16/08/2016 12:54 PM IST | Updated 17/08/2016 12:47 PM IST
Gavin Aung Than/ Zen Pencils
The can-do girl

When Gavin Aung Than began Zen Pencils, he had quit his job, sold his house and was using his savings to support himself. That was in 2012. Today his gamble has paid off, making Zen Pencils one of the most popular webcomics, with an enviable global fan following and a book on the New York Times Bestsellers list.

His latest and the 198th comic features two of his recurring characters, the ballet boy and his father. But this time it is a bit different - more personal and more emotional. Than has recently become a father. So, Than decided to do what he does best but slightly differently.
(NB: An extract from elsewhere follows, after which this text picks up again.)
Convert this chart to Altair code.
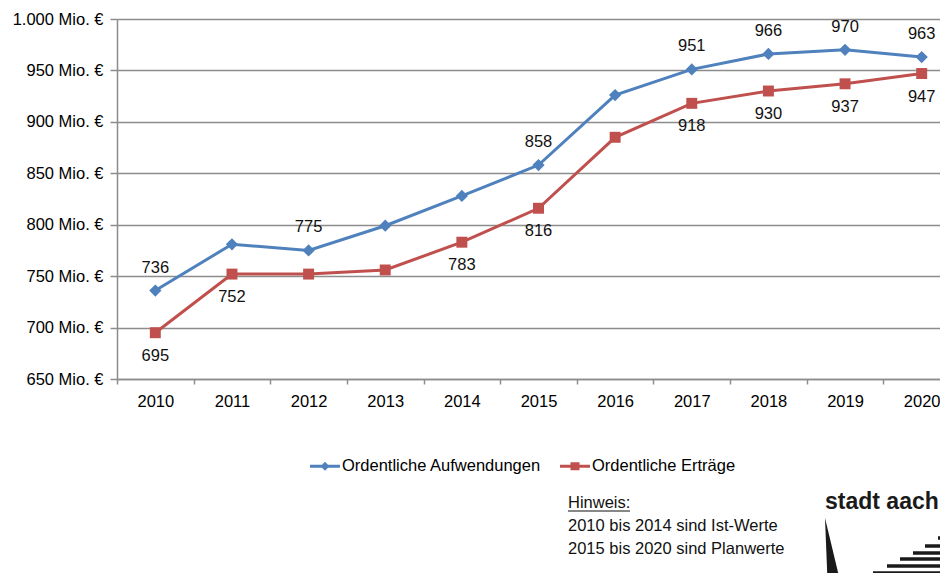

He used his own words and 'own quote' to make the much-heartfelt comic.

The aptly named comic, 'Us Against The World', is about the ballet boy, who, needless to say, loves ballet and is bullied in school for being different. To his rescue comes the ballet boy's overly-masculine father, complete with tattoos and mud-caked boots. He goes and puts on a pink ballet costume with fairy wings and a tutu and stands beside his talented ballet boy to let him know that whatever it is, he has always got his son's back.

Gavin Aung Than/ Zen Pencils

This comic is much more personal than his other works which involve quotes by the likes of Ralph Waldo Emerson, Rumi, George Bernard Shaw, APJ Abdul Kalam, Shakespeare, Dalai Lama, Albert Camus, Rabindranath Tagore, Charles Bukowski and many more. Than interprets the quotes and transforms them into comics.

Than explains that he has not formulated any single process in picking the quotes. "There's no real criteria. Mostly they're quotes submitted by readers. I read most of them and single out the ones I like. It's purely a subjective process," tells Than to HuffPost India.


But that is not how it began. Than went through his own share of struggle to command such an inflow of quote requests. He was working with a graphic design corporate and was simultaneously handling two other comic strips. Gavin says, "I was miserable and wanted to do something different." Frustrated with the way things were, Than gave up his job and the comics.

"At that time, I was reading a lot of biographies and saving some of my favourite inspirational quotes from historic figures and also noticed that a lot of people were sharing their favourite quotes on social media. That's when I got the idea to base an entire website around these quotes and combine them with my cartooning to produce something new," Gavin says.

That's how Zen Pencils started, steadily garnering its own loyal readership, which is still on the rise. The Melbourne-based illustrator's comics have been put together in two volumes in paperback, Zen Pencils: Cartoon Quotes From Inspirational People and Zen Pencils Volume 2: Dream The Impossible Dream.

Gavin Aung Than/ Zen Pencils

People from over the globe read his comics, some even claim it has changed their lives. A fan from India, after reading his adaptation of C.P.Cavafy's poem 'Ithaka' claims to have gone backpacking across Asia. He now has a travel agency called Ithaka. Another reader from Indonesia, inspired by Zen Pencils, started his own interior designing business, Than said.

Another reader wrote to Gavin to tell him that Zen Pencils helped her to cope with her divorce. "It's been humbling and a huge honour!", he adds. He singles out book signings as occasions when he can see the impact he has made. "I get the most amazing feedback and stories from readers", Gavin further adds.

This is only the up side, reserved for when you achieve success. But not every day is as rosy. It gets tiring as he honestly mentions. "Especially since all my comics are self-contained and I have to keep thinking of new ideas, characters and stories. Some days it can get exhausting. But really, I have nothing to complain about, I get to draw comics for a living and that's all I've ever wanted," says Gavin.

Gavin Aung Than/ Zen Pencils

"All I can say is that if you're looking to break out on your own and be a successful freelancer or creative entrepreneur, it's going to be really hard. You're going to have to work harder than you ever have and constantly hustle and sell yourself. You most likely won't make much money in the first few years, if at all, and your stress and anxiety levels will skyrocket. But the rewards of being your own boss and being fulfilled creatively make it all worth it", says Gavin.